First time that my Physics practical graph so well done...I'm referring to the curve of the graph. It always seem that my practical are always giving me the trouble to earn that A1 or even a pass for my Sciences subject. Man, I'm getting quite nervous for the Chem practical that is coming. It's on October 7th. So here's me wishing myself all the best and remember to memorise all that Chem...stuff.
Oh I wanna thank Wan Lin for lending me that 20 cents so I can catch a bus home the other day. Gal, you have no idea how much it meant to me. I know we may not be like the best of friends or even classmates, but helping a guy at a desperate time really means a lot.
I found myself waking up in the morning, trashing about in my bed and crying. I was not having a nightmare but a very sad dream. It's been a long time since I dreamt about her. However I do not want this kind of sad dreams to dampen my spirits during the O Levels period. Please, no more sad dreams. What if she was having the same dream as I? That could be like a mental linkage between us! Yeah, right...my wishful thinking..

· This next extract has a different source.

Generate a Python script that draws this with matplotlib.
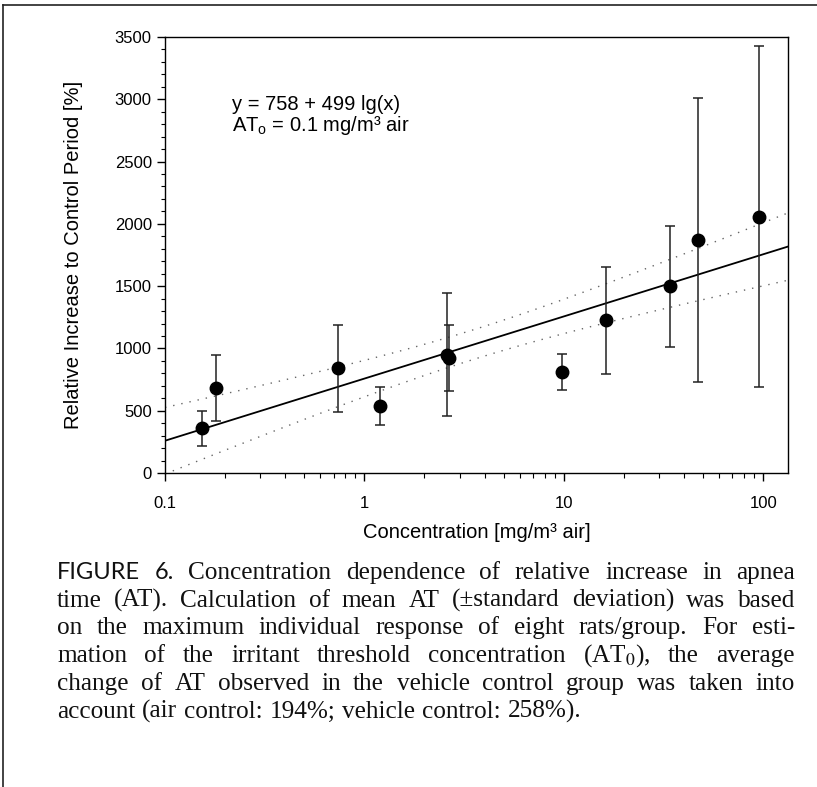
import numpy as np
import matplotlib
matplotlib.use("Agg")
import matplotlib.pyplot as plt
from matplotlib.lines import Line2D
from matplotlib.ticker import FixedLocator, FixedFormatter, NullFormatter, LogLocator, MultipleLocator

# ---------------- data ----------------
conc = [0.153, 0.181, 0.739, 1.2, 2.59, 2.66, 9.8, 16.2, 34, 47, 95.5]
mean_rel = [358, 683, 839, 539, 951, 927, 809, 1226, 1498, 1867, 2059]
sd_rel = [141, 265, 352, 150, 490, 265, 143, 430, 485, 1140, 1370]

fit_intercept = 758
fit_slope = 499
# dotted confidence band: half-width read at the axis start and at its narrowest point
band_conc = [0.1, 3.55]
band_halfwidth = [267, 119]

x_ticks = [0.1, 1, 10, 100]
x_ticklabels = ["0.1", "1", "10", "100"]
y_ticks = [0, 500, 1000, 1500, 2000, 2500, 3000, 3500]
y_ticklabels = ["0", "500", "1000", "1500", "2000", "2500", "3000", "3500"]

x_label = "Concentration [mg/m³ air]"
y_label = "Relative Increase to Control Period [%]"
eq_lines = ["y = 758 + 499 lg(x)", r"AT$_\mathrm{o}$ = 0.1 mg/m³ air"]

caption_lines = [
    "FIGURE 6. Concentration dependence of relative increase in apnea",
    "time (AT). Calculation of mean AT (±standard deviation) was based",
    "on the maximum individual response of eight rats/group. For esti-",
    r"mation of the irritant threshold concentration (AT$_\mathrm{0}$), the average",
    "change of AT observed in the vehicle control group was taken into",
    "account (air control: 194%; vehicle control: 258%).",
]

# ---------------- style ----------------
plt.rcParams['font.family'] = ['Liberation Sans', 'DejaVu Sans']
plt.rcParams['mathtext.fontset'] = 'custom'
plt.rcParams['mathtext.rm'] = 'Liberation Sans'
plt.rcParams['mathtext.it'] = 'Liberation Sans:italic'

W, H = 817, 787
fig = plt.figure(figsize=(W / 100, H / 100), dpi=100)
fig.patch.set_facecolor('white')

def fx(px):
    return px / W

def fy(py):
    return 1 - py / H

ax = fig.add_axes([fx(165), fy(473), fx(788) - fx(165), fy(37) - fy(473)])
ax.set_xscale('log')
ax.set_xlim(0.1, 133)
ax.set_ylim(0, 3500)

xs = np.logspace(-1, np.log10(133), 400)
u = np.log10(xs)
fit = fit_intercept + fit_slope * u
u0 = np.log10(band_conc[1])
hw0 = band_halfwidth[1]
B = (band_halfwidth[0] ** 2 - hw0 ** 2) / (np.log10(band_conc[0]) - u0) ** 2
hw = np.sqrt(hw0 ** 2 + B * (u - u0) ** 2)

ax.plot(xs, fit, color='black', lw=1.3, zorder=2)
ax.plot(xs, fit + hw, color='#666666', lw=1.0, ls=(0, (1, 5)), zorder=2)
ax.plot(xs, fit - hw, color='#666666', lw=1.0, ls=(0, (1, 5)), zorder=2)

ax.errorbar(conc, mean_rel, yerr=sd_rel, fmt='o', color='black', ms=9,
            ecolor='#222222', elinewidth=1.1, capsize=3.5, capthick=1.1, zorder=3)

for s in ax.spines.values():
    s.set_linewidth(1.0)
    s.set_color('black')

ax.xaxis.set_major_locator(FixedLocator(x_ticks))
ax.xaxis.set_major_formatter(FixedFormatter(x_ticklabels))
ax.xaxis.set_minor_locator(LogLocator(base=10, subs=np.arange(2, 10)))
ax.xaxis.set_minor_formatter(NullFormatter())
ax.yaxis.set_major_locator(FixedLocator(y_ticks))
ax.yaxis.set_major_formatter(FixedFormatter(y_ticklabels))
ax.yaxis.set_minor_locator(MultipleLocator(100))

ax.tick_params(axis='both', which='both', direction='out', top=False, right=False, color='black')
ax.tick_params(axis='x', which='major', length=5.5, width=1, pad=11, labelsize=12)
ax.tick_params(axis='x', which='minor', length=3.5, width=0.8)
ax.tick_params(axis='y', which='major', length=6, width=1, pad=3.5, labelsize=12)
ax.tick_params(axis='y', which='minor', length=3, width=0.8)

fig.text(fx(477), fy(532), x_label, ha='center', va='center', fontsize=14.5)
fig.text(fx(74), fy(255), y_label, ha='center', va='center', rotation=90, fontsize=14.5)

fig.text(fx(232), fy(110), eq_lines[0], ha='left', va='baseline', fontsize=14.5)
fig.text(fx(232), fy(131), eq_lines[1], ha='left', va='baseline', fontsize=14.5)

# frame around the figure (left and top edges visible)
fig.add_artist(Line2D([fx(3), fx(3)], [0, fy(5)], transform=fig.transFigure, color='#222222', lw=1.2))
fig.add_artist(Line2D([fx(3), 1], [fy(5), fy(5)], transform=fig.transFigure, color='#222222', lw=1.2))

# ---------------- justified caption ----------------
renderer = fig.canvas.get_renderer()
serif = ['Liberation Serif', 'DejaVu Serif']
sans_cap = ['Lato', 'DejaVu Sans']
cap_left, cap_right = 57, 795
baselines = [579, 607, 634, 662, 690, 718]
cap_size = 18.2
head_size = 17

def make_words(line):
    words = line.split(' ')
    arts = []
    for i, w in enumerate(words):
        head = line.startswith('FIGURE') and i < 2
        t = fig.text(0, 0, w, fontsize=head_size if head else cap_size,
                     family=sans_cap if head else serif, math_fontfamily='stix',
                     ha='left', va='baseline', color='#111111')
        arts.append(t)
    return arts

for li, line in enumerate(caption_lines):
    arts = make_words(line)
    ws = [a.get_window_extent(renderer).width for a in arts]
    if li < len(caption_lines) - 1 and len(arts) > 1:
        gap = (cap_right - cap_left - sum(ws)) / (len(arts) - 1)
    else:
        gap = 0.27 * cap_size * 100 / 72
    x = cap_left
    for a, w in zip(arts, ws):
        a.set_position((fx(x), fy(baselines[li])))
        x += w + gap

fig.savefig('out.png', dpi=100, facecolor='white')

I guess it's time to let the power of my will to stop everything that could be an obstacle to my good O Levels results...GO! RUN LIKE THE WIND, XING YOU!!
Post Prelim Program has been hell but also kinda fun. I've been arriving in school later than the other students in school. I heard that the kids are having their first paper next week Monday. Well all the best people!
Jason Mraz's songs are a joy for me to listen to...So moving, so simple, so optimistic at times...I finally had found the songs to fit my mood right now. I've been so deeply affected by some matter than every song that goes into my ear makes me feel uncomfortable all over. Thank God, I bought Jason Mraz new album. It's a deux ex machina from...wherever it comes from..I love this album...I wanna forget the past and just move on but the ghosts of the past keep haunting me and the only way to keep these devils at bay are these soothing melodies from Jason Mraz.